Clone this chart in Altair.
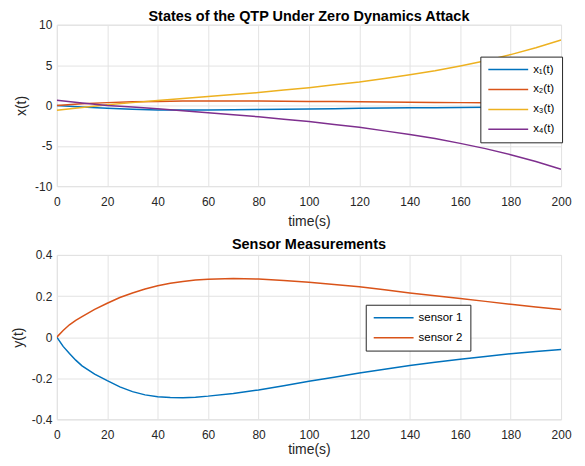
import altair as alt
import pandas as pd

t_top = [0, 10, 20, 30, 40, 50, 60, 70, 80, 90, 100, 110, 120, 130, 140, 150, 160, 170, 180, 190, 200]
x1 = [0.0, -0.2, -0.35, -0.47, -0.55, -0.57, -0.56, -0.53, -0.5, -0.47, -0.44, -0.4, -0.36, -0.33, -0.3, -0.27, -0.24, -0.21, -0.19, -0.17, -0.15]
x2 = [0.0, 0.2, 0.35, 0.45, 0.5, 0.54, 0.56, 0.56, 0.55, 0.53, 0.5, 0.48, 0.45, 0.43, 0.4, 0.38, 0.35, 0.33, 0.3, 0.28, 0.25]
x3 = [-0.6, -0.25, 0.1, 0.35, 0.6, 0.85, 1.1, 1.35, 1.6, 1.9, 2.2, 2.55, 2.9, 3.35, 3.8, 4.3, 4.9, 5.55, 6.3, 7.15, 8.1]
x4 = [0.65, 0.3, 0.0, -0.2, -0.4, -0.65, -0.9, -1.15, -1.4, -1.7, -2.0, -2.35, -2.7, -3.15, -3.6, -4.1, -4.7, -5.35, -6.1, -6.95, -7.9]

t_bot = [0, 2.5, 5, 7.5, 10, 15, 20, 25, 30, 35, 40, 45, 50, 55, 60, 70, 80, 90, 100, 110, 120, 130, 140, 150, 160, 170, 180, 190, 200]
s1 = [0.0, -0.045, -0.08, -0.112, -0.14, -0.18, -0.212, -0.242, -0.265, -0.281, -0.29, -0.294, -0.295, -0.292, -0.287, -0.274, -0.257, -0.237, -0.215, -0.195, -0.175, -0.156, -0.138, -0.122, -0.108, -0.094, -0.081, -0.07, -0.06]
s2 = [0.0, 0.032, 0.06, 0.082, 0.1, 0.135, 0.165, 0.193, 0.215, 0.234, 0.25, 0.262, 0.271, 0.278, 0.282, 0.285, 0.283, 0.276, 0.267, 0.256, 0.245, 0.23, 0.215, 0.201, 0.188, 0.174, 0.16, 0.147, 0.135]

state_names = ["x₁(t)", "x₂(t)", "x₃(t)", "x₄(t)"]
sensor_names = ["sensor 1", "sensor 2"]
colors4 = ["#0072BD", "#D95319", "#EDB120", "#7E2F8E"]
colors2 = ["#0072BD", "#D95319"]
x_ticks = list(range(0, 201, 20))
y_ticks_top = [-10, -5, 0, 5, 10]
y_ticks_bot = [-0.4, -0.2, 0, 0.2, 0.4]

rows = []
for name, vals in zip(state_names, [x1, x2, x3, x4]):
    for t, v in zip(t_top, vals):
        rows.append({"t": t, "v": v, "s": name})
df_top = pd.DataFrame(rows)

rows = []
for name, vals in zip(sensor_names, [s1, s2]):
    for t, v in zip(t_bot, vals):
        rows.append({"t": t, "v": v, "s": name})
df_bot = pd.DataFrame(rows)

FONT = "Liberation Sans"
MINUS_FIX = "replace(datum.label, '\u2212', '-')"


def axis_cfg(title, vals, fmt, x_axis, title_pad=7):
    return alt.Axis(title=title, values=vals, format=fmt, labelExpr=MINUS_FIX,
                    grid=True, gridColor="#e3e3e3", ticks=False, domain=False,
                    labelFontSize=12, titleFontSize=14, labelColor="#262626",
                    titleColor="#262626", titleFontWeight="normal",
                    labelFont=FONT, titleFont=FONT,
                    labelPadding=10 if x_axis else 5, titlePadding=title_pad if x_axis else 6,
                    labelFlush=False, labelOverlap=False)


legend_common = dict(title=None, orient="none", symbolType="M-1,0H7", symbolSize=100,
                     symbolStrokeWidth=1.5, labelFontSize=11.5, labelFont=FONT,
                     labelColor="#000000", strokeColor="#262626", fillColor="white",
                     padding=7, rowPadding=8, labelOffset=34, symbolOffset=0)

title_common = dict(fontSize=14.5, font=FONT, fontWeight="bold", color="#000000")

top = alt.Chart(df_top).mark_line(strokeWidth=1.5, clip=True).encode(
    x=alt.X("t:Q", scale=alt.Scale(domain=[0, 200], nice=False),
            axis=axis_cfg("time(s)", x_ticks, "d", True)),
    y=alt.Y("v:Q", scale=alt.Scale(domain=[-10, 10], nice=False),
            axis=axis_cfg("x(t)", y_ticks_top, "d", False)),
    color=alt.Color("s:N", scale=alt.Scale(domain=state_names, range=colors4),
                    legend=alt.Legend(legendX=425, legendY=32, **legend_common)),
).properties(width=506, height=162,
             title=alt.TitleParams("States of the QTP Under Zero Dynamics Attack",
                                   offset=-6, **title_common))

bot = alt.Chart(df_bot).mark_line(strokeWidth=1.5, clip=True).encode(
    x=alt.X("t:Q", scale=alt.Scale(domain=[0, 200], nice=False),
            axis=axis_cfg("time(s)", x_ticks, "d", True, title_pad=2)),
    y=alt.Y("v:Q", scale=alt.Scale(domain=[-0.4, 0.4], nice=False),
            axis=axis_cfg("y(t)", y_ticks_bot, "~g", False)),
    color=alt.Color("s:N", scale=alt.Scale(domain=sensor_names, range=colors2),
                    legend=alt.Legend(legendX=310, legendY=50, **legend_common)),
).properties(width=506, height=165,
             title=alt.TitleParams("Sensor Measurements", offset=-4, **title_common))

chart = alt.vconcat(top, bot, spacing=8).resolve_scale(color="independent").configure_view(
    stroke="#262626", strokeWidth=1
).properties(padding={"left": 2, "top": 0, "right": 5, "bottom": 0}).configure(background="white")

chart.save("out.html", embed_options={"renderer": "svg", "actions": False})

....................

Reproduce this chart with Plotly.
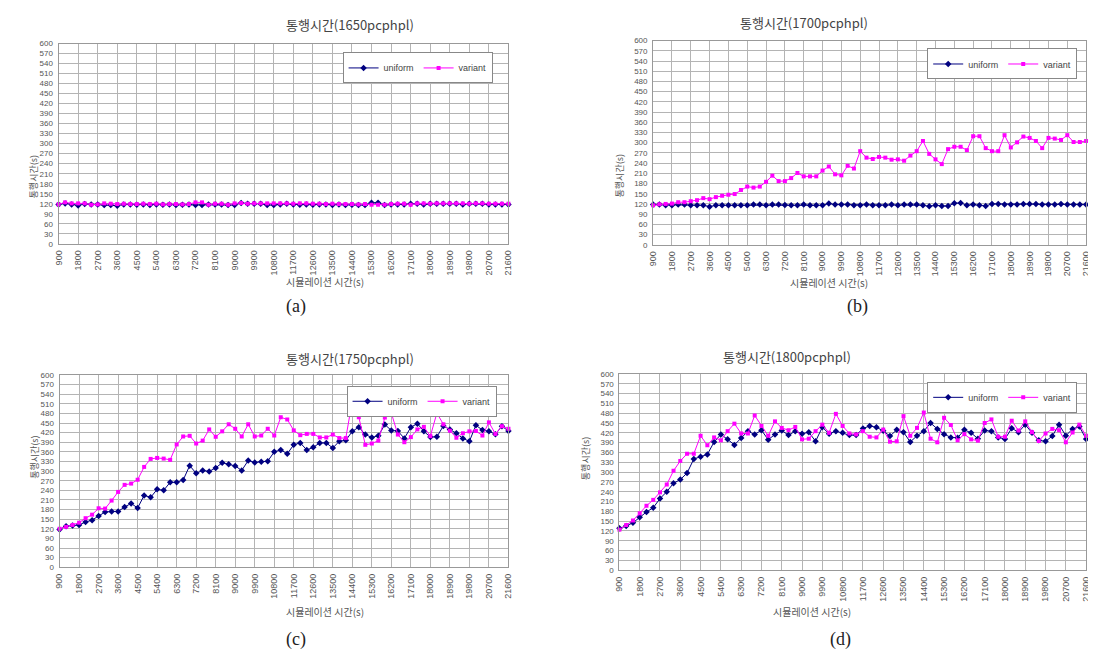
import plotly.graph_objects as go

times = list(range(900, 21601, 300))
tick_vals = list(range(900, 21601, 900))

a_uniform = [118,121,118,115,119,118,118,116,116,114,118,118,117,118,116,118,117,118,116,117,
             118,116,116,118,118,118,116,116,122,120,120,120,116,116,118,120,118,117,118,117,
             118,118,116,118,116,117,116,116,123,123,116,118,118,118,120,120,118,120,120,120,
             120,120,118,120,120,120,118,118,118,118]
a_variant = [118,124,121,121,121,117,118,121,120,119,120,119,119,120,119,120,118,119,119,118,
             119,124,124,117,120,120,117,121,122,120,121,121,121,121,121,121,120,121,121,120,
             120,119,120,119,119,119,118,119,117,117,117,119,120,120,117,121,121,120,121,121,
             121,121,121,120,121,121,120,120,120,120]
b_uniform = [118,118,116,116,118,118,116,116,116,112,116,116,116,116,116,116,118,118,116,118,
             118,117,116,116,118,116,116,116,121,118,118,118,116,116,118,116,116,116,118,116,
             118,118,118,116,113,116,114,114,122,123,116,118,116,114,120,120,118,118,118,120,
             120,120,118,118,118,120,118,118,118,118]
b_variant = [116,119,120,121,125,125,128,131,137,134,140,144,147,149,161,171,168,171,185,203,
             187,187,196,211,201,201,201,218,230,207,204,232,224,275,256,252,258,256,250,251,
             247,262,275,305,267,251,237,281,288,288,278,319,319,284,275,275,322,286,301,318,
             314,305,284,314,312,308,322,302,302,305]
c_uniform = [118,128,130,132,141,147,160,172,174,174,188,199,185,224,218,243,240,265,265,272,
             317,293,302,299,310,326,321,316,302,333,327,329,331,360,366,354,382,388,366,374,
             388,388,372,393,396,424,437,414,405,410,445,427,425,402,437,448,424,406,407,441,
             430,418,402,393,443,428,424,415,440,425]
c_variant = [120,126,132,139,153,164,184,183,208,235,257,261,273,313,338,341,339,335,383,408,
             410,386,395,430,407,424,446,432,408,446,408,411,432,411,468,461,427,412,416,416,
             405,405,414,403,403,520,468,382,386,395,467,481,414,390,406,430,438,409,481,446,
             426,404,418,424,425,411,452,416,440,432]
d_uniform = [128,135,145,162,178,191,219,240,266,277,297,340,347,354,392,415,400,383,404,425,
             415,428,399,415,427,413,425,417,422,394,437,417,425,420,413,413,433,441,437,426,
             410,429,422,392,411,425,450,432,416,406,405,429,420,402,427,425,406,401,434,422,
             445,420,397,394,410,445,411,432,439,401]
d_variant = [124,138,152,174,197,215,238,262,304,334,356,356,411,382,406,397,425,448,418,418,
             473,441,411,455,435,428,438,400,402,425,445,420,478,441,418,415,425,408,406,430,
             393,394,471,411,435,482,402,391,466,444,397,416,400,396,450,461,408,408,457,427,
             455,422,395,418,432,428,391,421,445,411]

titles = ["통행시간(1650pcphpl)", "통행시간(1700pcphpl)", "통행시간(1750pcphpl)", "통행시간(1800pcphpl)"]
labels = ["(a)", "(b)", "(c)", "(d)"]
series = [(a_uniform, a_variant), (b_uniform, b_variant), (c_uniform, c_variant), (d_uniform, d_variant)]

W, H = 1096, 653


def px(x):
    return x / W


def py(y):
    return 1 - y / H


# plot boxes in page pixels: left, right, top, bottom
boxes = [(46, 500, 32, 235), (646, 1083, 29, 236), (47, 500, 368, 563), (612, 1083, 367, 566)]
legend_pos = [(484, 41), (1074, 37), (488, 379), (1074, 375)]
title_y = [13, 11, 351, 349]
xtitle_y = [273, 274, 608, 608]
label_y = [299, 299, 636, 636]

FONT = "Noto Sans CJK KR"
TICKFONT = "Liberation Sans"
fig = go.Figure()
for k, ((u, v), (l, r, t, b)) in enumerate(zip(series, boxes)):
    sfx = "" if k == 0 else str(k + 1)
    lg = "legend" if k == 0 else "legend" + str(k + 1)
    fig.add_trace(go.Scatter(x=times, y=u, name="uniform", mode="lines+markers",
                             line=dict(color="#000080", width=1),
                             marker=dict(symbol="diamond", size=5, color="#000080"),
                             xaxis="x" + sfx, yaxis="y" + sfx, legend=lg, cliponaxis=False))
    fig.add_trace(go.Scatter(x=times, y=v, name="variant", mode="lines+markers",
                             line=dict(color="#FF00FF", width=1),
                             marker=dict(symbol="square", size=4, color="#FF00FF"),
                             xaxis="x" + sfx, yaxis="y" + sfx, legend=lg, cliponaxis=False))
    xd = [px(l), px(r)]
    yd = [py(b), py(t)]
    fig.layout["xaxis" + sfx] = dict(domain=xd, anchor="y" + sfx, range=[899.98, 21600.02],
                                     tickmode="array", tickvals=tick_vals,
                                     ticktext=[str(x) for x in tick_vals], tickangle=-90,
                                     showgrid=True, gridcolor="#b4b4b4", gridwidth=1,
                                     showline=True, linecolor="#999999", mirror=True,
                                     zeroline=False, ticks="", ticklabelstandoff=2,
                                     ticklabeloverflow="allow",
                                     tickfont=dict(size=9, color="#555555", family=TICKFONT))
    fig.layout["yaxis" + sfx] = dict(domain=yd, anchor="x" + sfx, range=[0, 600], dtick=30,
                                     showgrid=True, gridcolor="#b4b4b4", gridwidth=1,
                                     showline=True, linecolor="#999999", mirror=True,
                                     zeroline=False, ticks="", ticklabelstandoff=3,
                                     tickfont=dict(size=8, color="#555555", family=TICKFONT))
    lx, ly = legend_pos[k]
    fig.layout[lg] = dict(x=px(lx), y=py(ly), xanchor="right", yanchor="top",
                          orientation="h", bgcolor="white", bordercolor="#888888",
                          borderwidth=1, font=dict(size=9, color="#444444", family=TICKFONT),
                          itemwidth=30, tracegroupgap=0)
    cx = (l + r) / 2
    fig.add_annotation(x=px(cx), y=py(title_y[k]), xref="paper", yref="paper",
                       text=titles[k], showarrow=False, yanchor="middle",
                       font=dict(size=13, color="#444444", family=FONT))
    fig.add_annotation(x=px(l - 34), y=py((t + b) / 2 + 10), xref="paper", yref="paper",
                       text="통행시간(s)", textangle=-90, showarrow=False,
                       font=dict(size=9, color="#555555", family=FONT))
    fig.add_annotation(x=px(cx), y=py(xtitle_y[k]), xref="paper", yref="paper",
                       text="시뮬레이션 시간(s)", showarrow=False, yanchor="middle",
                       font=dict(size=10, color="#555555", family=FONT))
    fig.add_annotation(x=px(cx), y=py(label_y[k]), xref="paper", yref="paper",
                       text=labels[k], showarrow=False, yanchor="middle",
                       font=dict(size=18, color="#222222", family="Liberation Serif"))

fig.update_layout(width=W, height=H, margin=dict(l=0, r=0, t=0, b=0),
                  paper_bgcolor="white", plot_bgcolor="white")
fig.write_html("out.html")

....................

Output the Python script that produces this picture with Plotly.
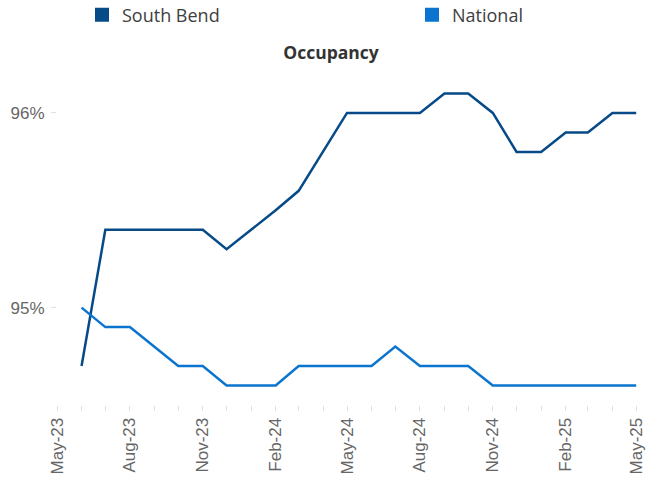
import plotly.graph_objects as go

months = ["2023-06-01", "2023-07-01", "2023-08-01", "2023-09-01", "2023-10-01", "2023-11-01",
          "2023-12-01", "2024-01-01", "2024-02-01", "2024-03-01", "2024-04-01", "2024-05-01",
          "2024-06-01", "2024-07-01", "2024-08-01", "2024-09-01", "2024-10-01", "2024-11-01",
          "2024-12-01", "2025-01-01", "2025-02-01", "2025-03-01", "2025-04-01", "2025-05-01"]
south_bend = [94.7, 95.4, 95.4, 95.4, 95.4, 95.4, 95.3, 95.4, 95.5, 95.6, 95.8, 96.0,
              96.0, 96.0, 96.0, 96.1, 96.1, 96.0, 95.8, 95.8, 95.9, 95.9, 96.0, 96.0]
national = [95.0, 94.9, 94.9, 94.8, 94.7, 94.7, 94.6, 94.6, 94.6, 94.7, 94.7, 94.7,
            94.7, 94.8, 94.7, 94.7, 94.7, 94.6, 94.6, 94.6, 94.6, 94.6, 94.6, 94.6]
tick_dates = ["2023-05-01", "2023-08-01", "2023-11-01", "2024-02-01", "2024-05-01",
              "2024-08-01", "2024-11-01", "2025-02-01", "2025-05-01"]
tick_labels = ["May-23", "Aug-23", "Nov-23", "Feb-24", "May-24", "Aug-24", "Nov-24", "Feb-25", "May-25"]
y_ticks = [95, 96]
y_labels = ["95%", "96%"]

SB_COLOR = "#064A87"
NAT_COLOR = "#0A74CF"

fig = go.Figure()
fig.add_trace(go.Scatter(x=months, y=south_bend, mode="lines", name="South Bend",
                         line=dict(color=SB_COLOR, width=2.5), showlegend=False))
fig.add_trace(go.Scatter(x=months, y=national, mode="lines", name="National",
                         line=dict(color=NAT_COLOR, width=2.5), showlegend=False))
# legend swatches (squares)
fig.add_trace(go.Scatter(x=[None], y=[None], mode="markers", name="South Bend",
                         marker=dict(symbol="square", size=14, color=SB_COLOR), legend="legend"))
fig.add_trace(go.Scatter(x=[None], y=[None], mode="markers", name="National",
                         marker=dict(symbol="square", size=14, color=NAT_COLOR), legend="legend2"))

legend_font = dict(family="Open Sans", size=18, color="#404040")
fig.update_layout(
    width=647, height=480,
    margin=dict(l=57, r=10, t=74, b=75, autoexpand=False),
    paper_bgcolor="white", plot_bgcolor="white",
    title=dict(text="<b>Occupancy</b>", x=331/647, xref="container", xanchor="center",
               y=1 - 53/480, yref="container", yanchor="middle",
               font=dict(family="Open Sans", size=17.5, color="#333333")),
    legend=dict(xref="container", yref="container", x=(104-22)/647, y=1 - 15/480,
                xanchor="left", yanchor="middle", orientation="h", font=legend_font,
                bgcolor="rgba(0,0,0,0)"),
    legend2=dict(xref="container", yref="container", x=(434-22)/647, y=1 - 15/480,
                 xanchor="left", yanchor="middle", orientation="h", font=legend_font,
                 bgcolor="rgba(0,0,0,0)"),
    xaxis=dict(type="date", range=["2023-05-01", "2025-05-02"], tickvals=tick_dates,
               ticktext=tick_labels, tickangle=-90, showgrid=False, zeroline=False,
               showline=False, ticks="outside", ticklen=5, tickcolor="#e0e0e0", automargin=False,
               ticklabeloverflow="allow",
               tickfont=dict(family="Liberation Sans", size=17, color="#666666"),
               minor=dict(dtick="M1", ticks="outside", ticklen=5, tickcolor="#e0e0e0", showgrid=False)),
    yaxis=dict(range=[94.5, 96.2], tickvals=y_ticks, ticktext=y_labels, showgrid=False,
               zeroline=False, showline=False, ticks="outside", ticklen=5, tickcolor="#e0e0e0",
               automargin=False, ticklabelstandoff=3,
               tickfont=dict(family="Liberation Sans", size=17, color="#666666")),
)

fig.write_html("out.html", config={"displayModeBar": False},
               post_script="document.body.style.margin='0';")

....................

• **What is asked**
With the pictures removed from your copy, retype the lines above from the one that contains "Clone this chart in Altair." through the one that contains "import pandas as pd", exactly.

• **Written reply**
Clone this chart in Altair.
import altair as alt
import pandas as pd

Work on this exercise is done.